Tuesday, January 06, 2009

Better than I could have said it:

Paul Krugman has a great blog post in the NY times:

The trouble with Sanjay Gupta

So apparently Obama plans to appoint CNN’s Sanjay Gupta as Surgeon General. I don’t have a problem with Gupta’s qualifications. But I do remember his mugging of Michael Moore over Sicko. You don’t have to like Moore or his film; but Gupta specifically claimed that Moore “fudged his facts”, when the truth was that on every one of the allegedly fudged facts, Moore was actually right and CNN was wrong.

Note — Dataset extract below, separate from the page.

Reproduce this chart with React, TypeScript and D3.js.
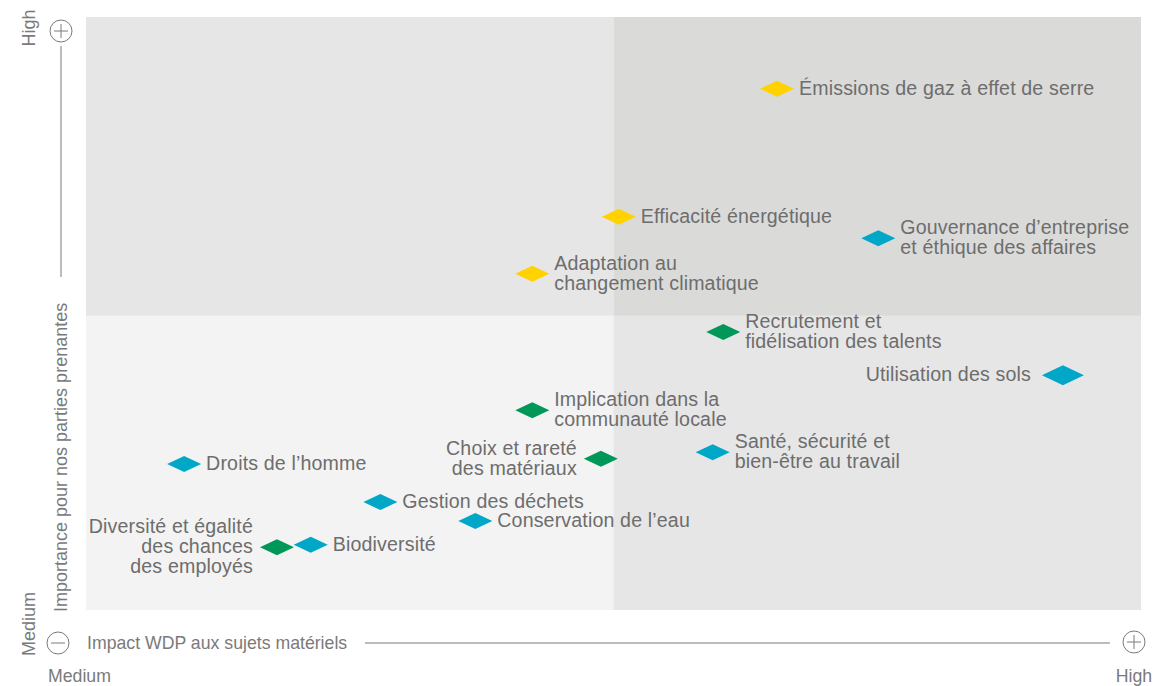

What bothered me about the incident was that it was what Digby would call Village behavior: Moore is an outsider, he’s uncouth, so he gets smeared as unreliable even though he actually got it right. It’s sort of a minor-league version of the way people who pointed out in real time that Bush was misleading us into war are to this day considered less “serious” than people who waited until it was fashionable to reach that conclusion. And appointing Gupta now, although it’s a small thing, is just another example of the lack of accountability that always seems to be the rule when you get things wrong in a socially acceptable way.


This is how I have felt many times in my life. The well dressed, empty thought mouthpiece says assuredly: "there is nothing to this", for example all the city councilors when we filed the open meeting law case, or currently when they claim the city budget is under fire.

I was right about the Open Meeting Law violations, and they were wrong. The city budget as Steve W has shown numerically many times is not under some great distress and the proposition 2.5 increases will make up for the loss of state aid, with a slight bit of belt tightening maybe a couple percent, maybe none if fuel prices remain low, and the exodus from the Boston Public Schools continues.

The fact that City Hall will not release actual numbers should tell you who is telling the truth and who is hiding things.